Set task
Take every line from the first down to the line with "const yR = d3.scaleLinear().domain([70, 100]).range([B, T]);" and set it down exactly, without the pictures.

Supplied information
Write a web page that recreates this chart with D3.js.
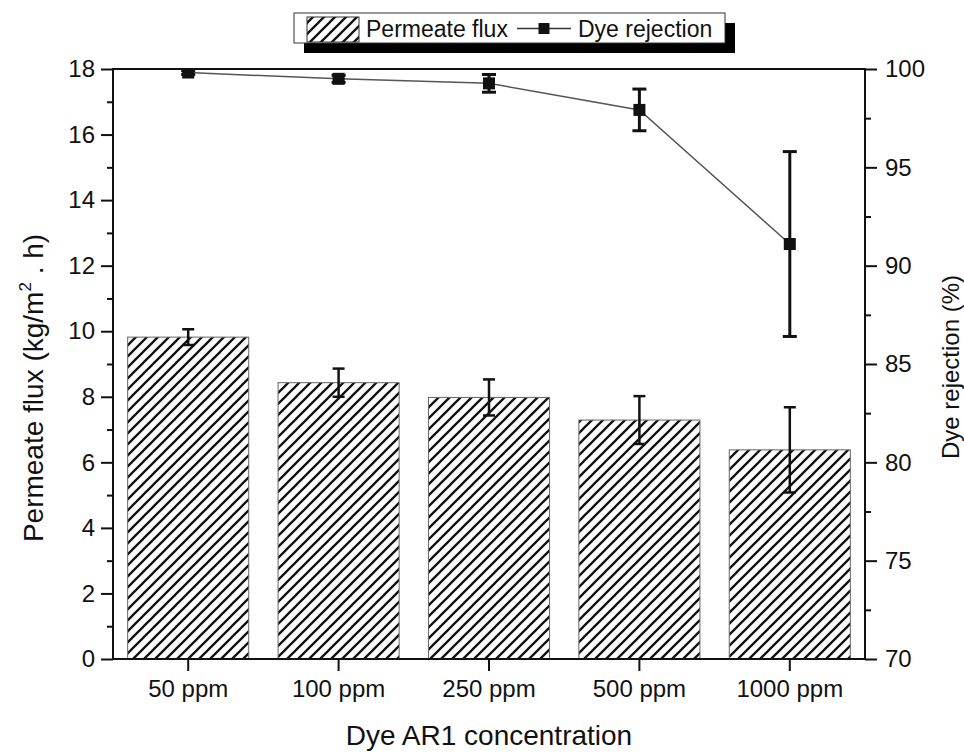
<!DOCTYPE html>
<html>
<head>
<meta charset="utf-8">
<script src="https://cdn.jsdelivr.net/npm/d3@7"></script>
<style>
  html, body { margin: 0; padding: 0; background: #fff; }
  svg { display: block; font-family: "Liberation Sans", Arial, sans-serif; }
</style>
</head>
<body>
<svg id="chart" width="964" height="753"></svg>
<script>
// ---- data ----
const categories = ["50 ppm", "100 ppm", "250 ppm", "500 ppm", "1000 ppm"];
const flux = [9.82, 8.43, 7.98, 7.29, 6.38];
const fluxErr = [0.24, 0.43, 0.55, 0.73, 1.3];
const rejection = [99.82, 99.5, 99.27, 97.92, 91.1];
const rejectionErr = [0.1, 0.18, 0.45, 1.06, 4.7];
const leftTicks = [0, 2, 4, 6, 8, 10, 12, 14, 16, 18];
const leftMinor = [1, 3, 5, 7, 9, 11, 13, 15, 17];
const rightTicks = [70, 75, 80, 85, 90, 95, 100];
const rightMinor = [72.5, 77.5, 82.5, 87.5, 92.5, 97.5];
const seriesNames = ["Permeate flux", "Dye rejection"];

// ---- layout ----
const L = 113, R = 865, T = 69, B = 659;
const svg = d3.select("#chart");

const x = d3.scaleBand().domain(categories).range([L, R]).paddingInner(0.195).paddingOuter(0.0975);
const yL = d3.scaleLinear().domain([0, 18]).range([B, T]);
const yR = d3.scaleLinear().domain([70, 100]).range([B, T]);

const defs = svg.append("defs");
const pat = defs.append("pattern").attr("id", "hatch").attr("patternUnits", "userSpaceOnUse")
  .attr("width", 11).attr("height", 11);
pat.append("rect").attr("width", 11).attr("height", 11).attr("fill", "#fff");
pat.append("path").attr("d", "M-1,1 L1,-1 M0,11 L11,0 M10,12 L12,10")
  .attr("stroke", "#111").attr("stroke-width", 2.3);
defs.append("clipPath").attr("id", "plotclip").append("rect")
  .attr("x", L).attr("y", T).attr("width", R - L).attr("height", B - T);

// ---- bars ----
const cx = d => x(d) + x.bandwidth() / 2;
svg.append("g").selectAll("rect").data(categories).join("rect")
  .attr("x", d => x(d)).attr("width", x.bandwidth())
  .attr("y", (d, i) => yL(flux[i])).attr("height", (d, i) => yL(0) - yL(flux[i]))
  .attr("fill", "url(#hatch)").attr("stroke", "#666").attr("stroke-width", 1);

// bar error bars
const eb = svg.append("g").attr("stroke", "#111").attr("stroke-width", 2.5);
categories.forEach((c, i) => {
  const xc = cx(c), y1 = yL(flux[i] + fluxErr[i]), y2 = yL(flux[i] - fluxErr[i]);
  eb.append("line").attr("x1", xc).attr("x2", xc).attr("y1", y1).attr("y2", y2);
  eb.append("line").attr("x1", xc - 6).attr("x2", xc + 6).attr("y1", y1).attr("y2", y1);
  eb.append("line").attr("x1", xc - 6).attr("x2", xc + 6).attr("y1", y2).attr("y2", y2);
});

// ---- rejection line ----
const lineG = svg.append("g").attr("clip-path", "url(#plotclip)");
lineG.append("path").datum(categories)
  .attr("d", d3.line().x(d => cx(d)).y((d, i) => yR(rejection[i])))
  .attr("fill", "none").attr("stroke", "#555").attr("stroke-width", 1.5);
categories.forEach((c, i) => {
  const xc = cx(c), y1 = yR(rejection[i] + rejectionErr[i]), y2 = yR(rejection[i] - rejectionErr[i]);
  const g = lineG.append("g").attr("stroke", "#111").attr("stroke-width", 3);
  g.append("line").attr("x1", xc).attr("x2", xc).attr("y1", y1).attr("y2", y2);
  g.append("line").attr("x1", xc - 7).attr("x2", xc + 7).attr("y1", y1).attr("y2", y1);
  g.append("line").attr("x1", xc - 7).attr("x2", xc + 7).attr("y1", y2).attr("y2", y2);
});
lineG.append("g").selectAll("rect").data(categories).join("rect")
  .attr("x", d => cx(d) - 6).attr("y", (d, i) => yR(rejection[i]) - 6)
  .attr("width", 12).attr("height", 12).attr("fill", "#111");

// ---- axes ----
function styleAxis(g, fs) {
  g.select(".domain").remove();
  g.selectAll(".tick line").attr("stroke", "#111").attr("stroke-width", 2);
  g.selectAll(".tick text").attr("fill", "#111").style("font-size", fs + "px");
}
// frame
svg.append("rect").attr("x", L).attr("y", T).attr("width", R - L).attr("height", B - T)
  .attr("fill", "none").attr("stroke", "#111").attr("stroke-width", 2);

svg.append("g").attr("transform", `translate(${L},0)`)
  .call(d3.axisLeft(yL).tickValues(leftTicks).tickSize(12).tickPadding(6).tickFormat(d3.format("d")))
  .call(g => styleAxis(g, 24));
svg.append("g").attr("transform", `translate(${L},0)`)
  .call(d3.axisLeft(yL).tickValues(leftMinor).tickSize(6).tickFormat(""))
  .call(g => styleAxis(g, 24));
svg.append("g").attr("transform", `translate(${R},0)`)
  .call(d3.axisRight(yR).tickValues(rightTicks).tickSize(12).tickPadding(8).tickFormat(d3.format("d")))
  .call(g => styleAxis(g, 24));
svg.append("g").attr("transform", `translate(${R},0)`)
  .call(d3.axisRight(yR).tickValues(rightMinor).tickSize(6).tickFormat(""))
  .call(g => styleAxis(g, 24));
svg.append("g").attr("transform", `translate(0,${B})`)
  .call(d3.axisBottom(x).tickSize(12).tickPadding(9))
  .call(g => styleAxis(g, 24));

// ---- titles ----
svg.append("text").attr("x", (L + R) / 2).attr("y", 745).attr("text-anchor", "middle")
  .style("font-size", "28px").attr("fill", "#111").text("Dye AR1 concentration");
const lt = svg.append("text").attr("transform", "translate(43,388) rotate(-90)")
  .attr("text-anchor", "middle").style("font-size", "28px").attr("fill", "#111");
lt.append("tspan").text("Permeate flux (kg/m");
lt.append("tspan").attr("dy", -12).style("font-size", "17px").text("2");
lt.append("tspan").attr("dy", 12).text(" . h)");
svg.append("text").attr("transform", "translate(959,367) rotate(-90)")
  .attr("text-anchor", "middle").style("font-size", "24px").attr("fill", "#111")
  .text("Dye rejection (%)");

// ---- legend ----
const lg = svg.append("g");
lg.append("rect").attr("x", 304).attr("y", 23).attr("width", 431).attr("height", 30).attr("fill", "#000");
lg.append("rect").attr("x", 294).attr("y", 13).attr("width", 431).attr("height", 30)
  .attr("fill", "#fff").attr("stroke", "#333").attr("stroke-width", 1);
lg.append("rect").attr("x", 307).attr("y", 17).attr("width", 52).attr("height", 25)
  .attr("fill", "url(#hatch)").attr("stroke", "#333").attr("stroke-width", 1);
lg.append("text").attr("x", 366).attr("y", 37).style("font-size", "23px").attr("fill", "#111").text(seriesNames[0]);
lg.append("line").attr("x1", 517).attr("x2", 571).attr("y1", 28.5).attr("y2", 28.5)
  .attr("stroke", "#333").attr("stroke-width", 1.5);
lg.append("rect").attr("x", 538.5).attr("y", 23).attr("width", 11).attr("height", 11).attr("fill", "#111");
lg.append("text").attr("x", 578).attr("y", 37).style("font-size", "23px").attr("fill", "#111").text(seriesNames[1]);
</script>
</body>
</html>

Exercise solution
Write a web page that recreates this chart with D3.js.
<!DOCTYPE html>
<html>
<head>
<meta charset="utf-8">
<script src="https://cdn.jsdelivr.net/npm/d3@7"></script>
<style>
  html, body { margin: 0; padding: 0; background: #fff; }
  svg { display: block; font-family: "Liberation Sans", Arial, sans-serif; }
</style>
</head>
<body>
<svg id="chart" width="964" height="753"></svg>
<script>
// ---- data ----
const categories = ["50 ppm", "100 ppm", "250 ppm", "500 ppm", "1000 ppm"];
const flux = [9.82, 8.43, 7.98, 7.29, 6.38];
const fluxErr = [0.24, 0.43, 0.55, 0.73, 1.3];
const rejection = [99.82, 99.5, 99.27, 97.92, 91.1];
const rejectionErr = [0.1, 0.18, 0.45, 1.06, 4.7];
const leftTicks = [0, 2, 4, 6, 8, 10, 12, 14, 16, 18];
const leftMinor = [1, 3, 5, 7, 9, 11, 13, 15, 17];
const rightTicks = [70, 75, 80, 85, 90, 95, 100];
const rightMinor = [72.5, 77.5, 82.5, 87.5, 92.5, 97.5];
const seriesNames = ["Permeate flux", "Dye rejection"];

// ---- layout ----
const L = 113, R = 865, T = 69, B = 659;
const svg = d3.select("#chart");

const x = d3.scaleBand().domain(categories).range([L, R]).paddingInner(0.195).paddingOuter(0.0975);
const yL = d3.scaleLinear().domain([0, 18]).range([B, T]);
const yR = d3.scaleLinear().domain([70, 100]).range([B, T]);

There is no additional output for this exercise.